El resto del descenso fue una prueba de resistencia. Seis horas de fuertes pendientes pasaron factura en las rodillas y los pies de Laura. El dosel de la jungla ofrecía sombra, pero las raíces y piedras implacables del sendero requerían atención constante. Cuando el grupo llegó al inicio del sendero, el agotamiento se había apoderado por completo de ellos. La vista del camión que los esperaba trajo una ola de alivio.

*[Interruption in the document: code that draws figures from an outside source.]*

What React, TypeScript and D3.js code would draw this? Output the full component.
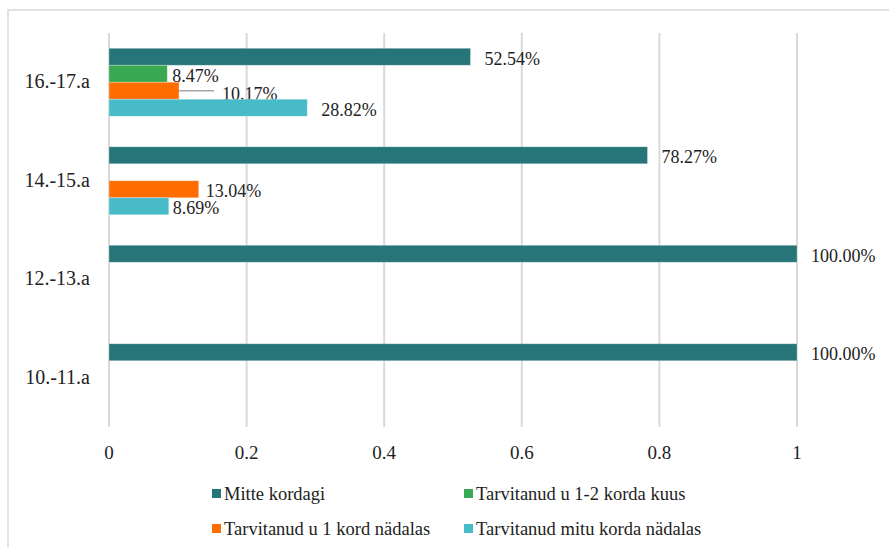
import React from "react";
import * as d3 from "d3";

const categories = ["16.-17.a", "14.-15.a", "12.-13.a", "10.-11.a"];
const seriesNames = [
  "Mitte kordagi",
  "Tarvitanud u 1-2 korda kuus",
  "Tarvitanud u 1 kord nädalas",
  "Tarvitanud mitu korda nädalas",
];
const mitteKordagi = [0.5254, 0.7827, 1.0, 1.0];
const kordaKuus = [0.0847, null, null, null];
const kordNadalas = [0.1017, 0.1304, null, null];
const mituKorda = [0.2882, 0.0869, null, null];
const seriesValues = [mitteKordagi, kordaKuus, kordNadalas, mituKorda];
const tickValues = [0, 0.2, 0.4, 0.6, 0.8, 1];
const tickLabels = ["0", "0.2", "0.4", "0.6", "0.8", "1"];

const colors = ["#267579", "#3aa853", "#ff6d00", "#47bcc8"];

// label nudges (layout only): [series][category] -> dx from bar end
const labelDx: Record<string, number> = {
  "1-0": 5,
  "2-0": 43,
  "2-1": 7,
  "3-1": 4,
};

const FONT = "'Liberation Serif', 'Times New Roman', serif";

export default function App() {
  const W = 889;
  const H = 547;
  const x = d3.scaleLinear().domain([0, 1]).range([109, 797]);
  const y = d3
    .scaleBand<string>()
    .domain(categories)
    .range([33, 427])
    .paddingInner(0.31)
    .paddingOuter(0.155);
  const ys = d3
    .scaleBand<number>()
    .domain(d3.range(seriesNames.length))
    .range([0, y.bandwidth()])
    .padding(0);

  const legendPos = [
    [212, 500],
    [464, 500],
    [212, 535],
    [464, 535],
  ];
  const ts = { fontFamily: FONT };

  return (
    <div style={{ position: "absolute", left: 0, top: 0 }}>
      <svg width={W} height={H} style={{ display: "block" }}>
        <rect x={0} y={0} width={W} height={H} fill="#fff" />
        <rect x={8} y={10} width={W + 10} height={H + 10} fill="none" stroke="#d9d9d9" strokeWidth={1.5} />
        {tickValues.map((t, i) => (
          <g key={i}>
            <line x1={x(t)} x2={x(t)} y1={33} y2={427} stroke="#d9d9d9" strokeWidth={2} />
            <text x={x(t)} y={459} textAnchor="middle" fontSize={19} fill="#222" style={ts}>
              {tickLabels[i]}
            </text>
          </g>
        ))}
        {categories.map((c) => (
          <text key={c} x={90} y={(y(c) as number) + y.bandwidth() / 2 + 6} textAnchor="end" fontSize={20} fill="#222" style={ts}>
            {c}
          </text>
        ))}
        {seriesValues.map((vals, si) =>
          vals.map((v, ci) => {
            if (v == null) return null;
            const y0 = (y(categories[ci]) as number) + (ys(si) as number);
            const h = ys.bandwidth();
            const xe = x(v);
            const key = `${si}-${ci}`;
            const dx = labelDx[key] ?? 14;
            return (
              <g key={key}>
                <rect x={x(0)} y={y0} width={xe - x(0)} height={h} fill={colors[si]} stroke="#ffffff" strokeOpacity={0.35} strokeWidth={0.8} />
                {key === "2-0" && (
                  <line x1={xe} x2={xe + 35} y1={y0 + h / 2} y2={y0 + h / 2} stroke="#a6a6a6" strokeWidth={1.5} />
                )}
                <text x={xe + dx} y={y0 + h / 2 + (key === "2-0" ? 9.5 : 8)} fontSize={18} fill="#222" style={ts}>
                  {d3.format(".2%")(v)}
                </text>
              </g>
            );
          })
        )}
        {seriesNames.map((s, i) => (
          <g key={s}>
            <rect x={legendPos[i][0]} y={legendPos[i][1] - 11} width={9} height={9} fill={colors[i]} />
            <text x={legendPos[i][0] + 12} y={legendPos[i][1]} fontSize={18.5} fill="#222" style={ts}>
              {s}
            </text>
          </g>
        ))}
      </svg>
    </div>
  );
}
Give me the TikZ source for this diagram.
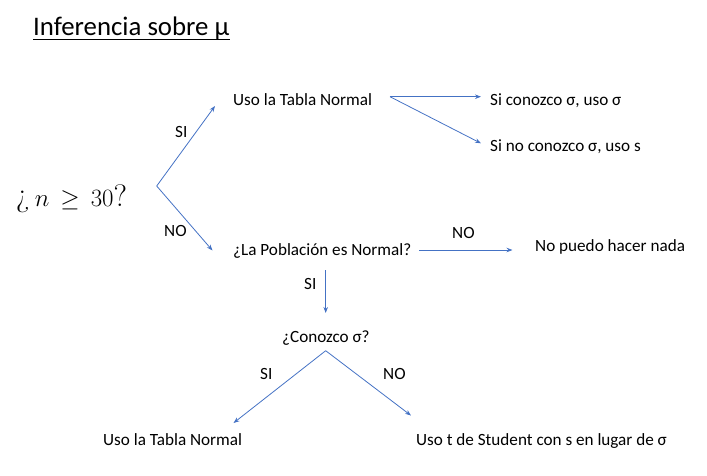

Reflexiones sobre el Rinjani
De regreso en su hospedaje esa noche, Laura revivió la travesía en su mente. Escalar el Monte Rinjani había sido uno de los desafíos físicos más difíciles que había enfrentado, pero también uno de los más gratificantes. La montaña había puesto a prueba sus límites, llevándola más allá de lo que creía posible. Le había mostrado un lado de Indonesia que no había anticipado: uno de belleza salvaje y resistencia increíble.
¿Lo haría de nuevo? Probablemente no. Pero Laura sabía que pararse en la cima del Rinjani la había cambiado, aunque solo un poco. Fue un recordatorio de lo que era capaz de lograr y un testimonio de las recompensas de salir de su zona de confort.
El Monte Rinjani pudo haber sido su némesis durante dos días agotadores, pero también le dejó recuerdos que durarían toda la vida.